• _WRITTEN PROBLEM_:
Reproduce exactly the lines starting at the line that contains "Give me the" and ending at the line that contains "Serif', 'Times New". Omit pictures.

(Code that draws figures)
※ ※ ※
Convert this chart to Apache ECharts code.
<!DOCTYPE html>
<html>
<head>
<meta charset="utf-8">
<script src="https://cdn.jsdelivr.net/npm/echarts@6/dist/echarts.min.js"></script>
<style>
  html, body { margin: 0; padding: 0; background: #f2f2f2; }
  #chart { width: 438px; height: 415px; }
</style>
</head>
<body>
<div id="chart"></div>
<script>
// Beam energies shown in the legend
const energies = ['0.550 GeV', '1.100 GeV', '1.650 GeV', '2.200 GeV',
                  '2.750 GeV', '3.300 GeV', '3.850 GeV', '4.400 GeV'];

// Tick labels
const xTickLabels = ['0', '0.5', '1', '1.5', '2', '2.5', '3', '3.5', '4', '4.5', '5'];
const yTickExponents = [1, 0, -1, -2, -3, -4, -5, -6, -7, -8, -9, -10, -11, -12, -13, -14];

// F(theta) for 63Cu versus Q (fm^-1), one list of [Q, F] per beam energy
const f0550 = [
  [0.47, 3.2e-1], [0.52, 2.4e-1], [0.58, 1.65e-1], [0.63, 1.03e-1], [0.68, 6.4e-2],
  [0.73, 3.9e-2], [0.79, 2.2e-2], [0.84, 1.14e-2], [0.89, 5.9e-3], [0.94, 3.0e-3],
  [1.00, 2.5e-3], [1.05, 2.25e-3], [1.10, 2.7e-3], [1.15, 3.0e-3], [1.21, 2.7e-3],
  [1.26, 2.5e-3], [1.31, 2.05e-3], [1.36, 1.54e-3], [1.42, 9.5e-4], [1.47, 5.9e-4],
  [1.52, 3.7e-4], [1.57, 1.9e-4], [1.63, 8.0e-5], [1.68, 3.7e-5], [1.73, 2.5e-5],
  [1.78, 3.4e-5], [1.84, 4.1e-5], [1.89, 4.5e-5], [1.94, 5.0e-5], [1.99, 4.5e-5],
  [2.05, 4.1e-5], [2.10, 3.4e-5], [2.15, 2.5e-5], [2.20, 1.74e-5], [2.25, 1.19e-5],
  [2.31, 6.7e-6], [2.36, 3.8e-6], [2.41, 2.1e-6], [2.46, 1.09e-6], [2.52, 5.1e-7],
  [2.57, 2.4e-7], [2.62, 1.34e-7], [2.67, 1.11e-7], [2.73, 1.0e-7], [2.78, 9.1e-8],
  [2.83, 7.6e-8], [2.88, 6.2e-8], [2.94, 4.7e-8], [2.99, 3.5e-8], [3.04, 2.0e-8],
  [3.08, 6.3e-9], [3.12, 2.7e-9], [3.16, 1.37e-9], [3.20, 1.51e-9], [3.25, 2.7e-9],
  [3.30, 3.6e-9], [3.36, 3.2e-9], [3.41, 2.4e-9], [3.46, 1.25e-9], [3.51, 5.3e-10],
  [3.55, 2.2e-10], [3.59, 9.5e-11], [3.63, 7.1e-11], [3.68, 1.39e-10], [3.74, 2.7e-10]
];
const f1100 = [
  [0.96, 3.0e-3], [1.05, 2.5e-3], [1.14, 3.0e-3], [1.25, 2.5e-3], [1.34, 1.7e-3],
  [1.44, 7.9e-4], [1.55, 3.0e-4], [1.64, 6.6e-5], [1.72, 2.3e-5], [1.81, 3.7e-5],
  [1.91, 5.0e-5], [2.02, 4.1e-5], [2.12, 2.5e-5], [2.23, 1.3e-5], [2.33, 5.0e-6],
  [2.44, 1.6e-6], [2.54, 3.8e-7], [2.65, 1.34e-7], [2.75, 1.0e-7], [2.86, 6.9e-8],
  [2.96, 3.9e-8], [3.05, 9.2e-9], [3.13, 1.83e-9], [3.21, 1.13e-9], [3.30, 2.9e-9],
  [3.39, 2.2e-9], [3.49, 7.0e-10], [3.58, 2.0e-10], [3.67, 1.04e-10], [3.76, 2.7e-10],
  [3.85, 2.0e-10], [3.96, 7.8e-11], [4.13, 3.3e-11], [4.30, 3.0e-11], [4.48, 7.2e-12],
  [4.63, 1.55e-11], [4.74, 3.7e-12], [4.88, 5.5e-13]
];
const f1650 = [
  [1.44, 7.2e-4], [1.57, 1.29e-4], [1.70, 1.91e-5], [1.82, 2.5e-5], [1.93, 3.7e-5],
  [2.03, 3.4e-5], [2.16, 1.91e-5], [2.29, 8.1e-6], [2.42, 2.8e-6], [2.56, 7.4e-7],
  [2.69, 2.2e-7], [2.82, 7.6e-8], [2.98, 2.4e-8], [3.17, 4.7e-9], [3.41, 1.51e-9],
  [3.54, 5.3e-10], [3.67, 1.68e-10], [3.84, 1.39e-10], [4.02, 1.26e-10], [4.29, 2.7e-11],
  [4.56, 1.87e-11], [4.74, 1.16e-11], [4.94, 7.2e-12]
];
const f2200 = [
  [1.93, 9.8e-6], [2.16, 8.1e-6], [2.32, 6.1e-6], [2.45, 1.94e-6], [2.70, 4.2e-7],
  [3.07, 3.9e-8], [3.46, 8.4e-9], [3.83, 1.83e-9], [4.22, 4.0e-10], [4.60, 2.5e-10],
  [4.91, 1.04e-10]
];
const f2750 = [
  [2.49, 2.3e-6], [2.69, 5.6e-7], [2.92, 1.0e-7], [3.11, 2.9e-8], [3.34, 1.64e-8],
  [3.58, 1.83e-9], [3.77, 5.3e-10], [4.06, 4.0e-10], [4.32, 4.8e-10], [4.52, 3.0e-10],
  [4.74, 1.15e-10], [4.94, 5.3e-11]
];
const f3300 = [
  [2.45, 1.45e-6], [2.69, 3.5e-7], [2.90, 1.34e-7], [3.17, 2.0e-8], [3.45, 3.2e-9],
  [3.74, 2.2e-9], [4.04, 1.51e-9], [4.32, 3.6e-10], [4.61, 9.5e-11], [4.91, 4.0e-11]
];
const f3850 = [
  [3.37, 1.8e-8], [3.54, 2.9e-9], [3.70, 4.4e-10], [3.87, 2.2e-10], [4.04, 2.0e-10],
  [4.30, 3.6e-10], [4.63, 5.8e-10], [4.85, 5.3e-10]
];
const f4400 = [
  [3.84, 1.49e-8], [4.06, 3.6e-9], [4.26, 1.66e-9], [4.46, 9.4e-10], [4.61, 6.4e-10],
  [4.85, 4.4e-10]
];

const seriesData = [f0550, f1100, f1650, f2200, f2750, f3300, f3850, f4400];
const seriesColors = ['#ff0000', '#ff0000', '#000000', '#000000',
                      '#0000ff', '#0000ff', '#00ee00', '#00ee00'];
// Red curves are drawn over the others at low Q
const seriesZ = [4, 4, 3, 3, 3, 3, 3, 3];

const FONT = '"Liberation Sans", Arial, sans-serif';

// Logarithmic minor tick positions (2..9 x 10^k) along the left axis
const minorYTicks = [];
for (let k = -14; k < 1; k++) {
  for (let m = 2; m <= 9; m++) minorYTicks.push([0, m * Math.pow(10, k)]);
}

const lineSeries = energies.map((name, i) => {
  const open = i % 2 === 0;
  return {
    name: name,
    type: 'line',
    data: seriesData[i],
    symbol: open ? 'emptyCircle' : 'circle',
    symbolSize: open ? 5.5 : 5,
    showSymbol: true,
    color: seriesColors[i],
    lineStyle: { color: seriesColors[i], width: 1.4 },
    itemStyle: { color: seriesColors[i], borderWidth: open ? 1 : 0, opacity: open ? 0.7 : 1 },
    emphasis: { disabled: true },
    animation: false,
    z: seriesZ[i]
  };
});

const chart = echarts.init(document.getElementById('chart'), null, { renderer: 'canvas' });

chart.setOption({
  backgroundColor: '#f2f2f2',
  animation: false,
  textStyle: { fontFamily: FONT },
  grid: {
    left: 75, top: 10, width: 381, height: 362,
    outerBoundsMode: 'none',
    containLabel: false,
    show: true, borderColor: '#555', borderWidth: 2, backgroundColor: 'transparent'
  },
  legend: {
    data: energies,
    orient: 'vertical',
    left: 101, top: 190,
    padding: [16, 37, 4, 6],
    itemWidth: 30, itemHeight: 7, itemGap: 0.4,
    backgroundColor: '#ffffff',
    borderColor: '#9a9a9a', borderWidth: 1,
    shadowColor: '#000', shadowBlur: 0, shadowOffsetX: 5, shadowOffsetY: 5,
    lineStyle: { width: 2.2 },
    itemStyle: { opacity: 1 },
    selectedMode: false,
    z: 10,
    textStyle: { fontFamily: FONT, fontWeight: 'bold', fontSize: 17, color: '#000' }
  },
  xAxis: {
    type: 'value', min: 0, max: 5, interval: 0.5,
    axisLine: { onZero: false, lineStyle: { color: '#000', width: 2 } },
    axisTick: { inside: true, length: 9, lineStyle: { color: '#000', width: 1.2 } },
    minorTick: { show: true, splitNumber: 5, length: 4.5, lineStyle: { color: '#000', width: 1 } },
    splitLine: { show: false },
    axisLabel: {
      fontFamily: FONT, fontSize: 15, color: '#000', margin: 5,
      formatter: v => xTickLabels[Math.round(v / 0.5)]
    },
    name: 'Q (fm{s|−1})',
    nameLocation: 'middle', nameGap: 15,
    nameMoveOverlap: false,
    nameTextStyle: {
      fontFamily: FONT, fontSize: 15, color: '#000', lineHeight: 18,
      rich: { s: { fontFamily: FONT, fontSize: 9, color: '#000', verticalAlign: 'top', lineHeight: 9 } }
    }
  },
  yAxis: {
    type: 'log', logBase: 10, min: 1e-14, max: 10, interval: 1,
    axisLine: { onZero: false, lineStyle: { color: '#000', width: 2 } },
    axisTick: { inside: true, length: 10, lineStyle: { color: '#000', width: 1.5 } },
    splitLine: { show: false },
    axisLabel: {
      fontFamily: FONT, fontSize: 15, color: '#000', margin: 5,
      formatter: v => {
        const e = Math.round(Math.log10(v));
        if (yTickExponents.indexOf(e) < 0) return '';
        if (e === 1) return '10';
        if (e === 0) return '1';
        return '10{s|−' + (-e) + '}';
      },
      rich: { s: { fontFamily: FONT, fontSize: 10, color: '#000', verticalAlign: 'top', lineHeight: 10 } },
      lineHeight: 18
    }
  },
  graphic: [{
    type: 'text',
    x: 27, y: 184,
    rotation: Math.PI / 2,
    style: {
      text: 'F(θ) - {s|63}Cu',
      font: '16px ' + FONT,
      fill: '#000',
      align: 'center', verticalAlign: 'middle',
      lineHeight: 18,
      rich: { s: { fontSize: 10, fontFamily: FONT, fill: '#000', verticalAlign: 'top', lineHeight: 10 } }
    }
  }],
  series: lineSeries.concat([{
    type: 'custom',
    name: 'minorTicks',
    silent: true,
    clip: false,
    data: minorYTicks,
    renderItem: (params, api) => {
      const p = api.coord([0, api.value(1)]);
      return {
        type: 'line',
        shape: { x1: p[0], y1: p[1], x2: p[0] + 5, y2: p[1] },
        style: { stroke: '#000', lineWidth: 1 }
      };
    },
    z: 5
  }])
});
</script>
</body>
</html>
※ ※ ※
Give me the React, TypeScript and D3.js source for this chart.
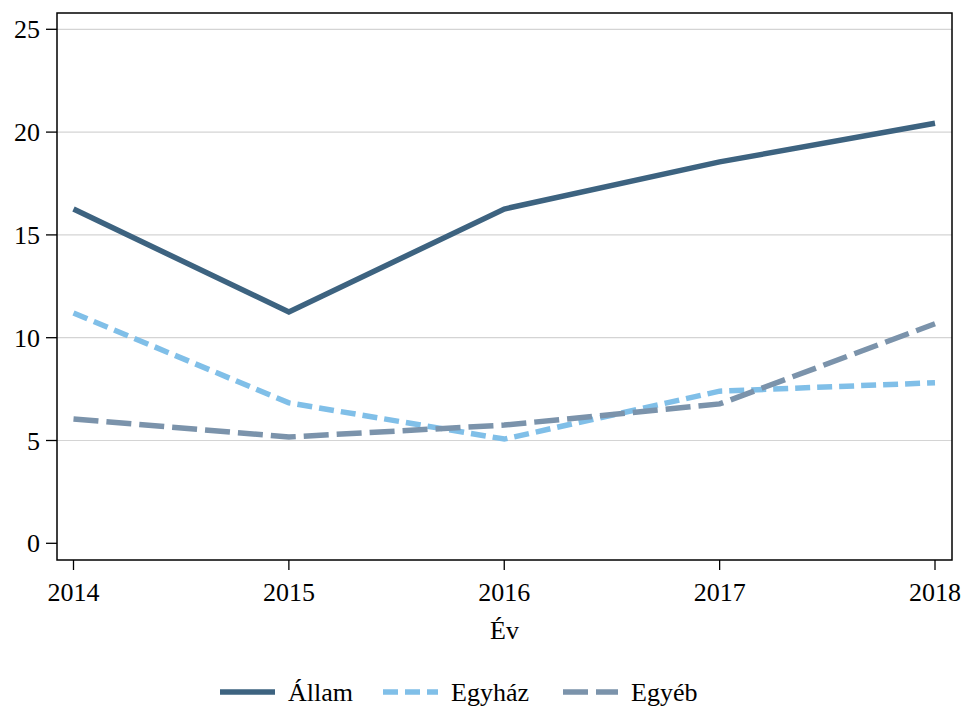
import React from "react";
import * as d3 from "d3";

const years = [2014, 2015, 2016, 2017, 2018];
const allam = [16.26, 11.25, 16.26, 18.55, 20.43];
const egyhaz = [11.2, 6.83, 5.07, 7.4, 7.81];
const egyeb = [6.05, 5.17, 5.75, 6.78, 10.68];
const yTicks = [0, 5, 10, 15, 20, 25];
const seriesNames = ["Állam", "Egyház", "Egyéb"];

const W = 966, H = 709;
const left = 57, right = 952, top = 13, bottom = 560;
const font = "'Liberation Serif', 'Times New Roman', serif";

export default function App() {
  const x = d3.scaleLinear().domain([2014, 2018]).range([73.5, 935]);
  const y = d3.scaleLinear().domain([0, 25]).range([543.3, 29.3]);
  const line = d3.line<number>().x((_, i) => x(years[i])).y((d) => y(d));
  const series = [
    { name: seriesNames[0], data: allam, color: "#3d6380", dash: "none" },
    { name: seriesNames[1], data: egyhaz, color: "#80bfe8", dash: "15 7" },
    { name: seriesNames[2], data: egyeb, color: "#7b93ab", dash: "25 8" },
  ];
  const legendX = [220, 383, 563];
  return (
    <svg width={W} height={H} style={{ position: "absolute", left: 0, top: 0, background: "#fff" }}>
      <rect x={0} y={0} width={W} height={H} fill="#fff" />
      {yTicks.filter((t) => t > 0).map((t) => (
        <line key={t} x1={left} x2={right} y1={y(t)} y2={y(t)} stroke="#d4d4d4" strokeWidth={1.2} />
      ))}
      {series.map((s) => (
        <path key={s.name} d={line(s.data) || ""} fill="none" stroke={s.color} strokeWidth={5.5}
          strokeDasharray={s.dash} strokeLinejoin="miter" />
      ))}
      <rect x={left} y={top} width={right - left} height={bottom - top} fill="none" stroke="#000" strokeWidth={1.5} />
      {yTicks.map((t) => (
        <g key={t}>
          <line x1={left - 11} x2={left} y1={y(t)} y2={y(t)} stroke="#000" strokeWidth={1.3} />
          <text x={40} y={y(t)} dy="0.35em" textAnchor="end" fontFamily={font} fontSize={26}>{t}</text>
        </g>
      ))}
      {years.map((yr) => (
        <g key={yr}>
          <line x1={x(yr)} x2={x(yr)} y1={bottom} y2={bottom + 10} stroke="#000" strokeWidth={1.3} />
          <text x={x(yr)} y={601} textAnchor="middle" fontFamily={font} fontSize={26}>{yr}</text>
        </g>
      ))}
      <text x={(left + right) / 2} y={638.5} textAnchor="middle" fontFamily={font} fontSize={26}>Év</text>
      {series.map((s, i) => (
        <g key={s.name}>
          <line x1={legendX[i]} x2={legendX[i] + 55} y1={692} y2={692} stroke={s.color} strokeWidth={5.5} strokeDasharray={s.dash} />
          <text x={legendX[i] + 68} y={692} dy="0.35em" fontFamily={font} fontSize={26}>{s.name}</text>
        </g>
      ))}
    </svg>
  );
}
※ ※ ※
• _EXERCISE SOLUTION_:
Give me the React, TypeScript and D3.js source for this chart.
import React from "react";
import * as d3 from "d3";

const years = [2014, 2015, 2016, 2017, 2018];
const allam = [16.26, 11.25, 16.26, 18.55, 20.43];
const egyhaz = [11.2, 6.83, 5.07, 7.4, 7.81];
const egyeb = [6.05, 5.17, 5.75, 6.78, 10.68];
const yTicks = [0, 5, 10, 15, 20, 25];
const seriesNames = ["Állam", "Egyház", "Egyéb"];

const W = 966, H = 709;
const left = 57, right = 952, top = 13, bottom = 560;
const font = "'Liberation Serif', 'Times New Roman', serif";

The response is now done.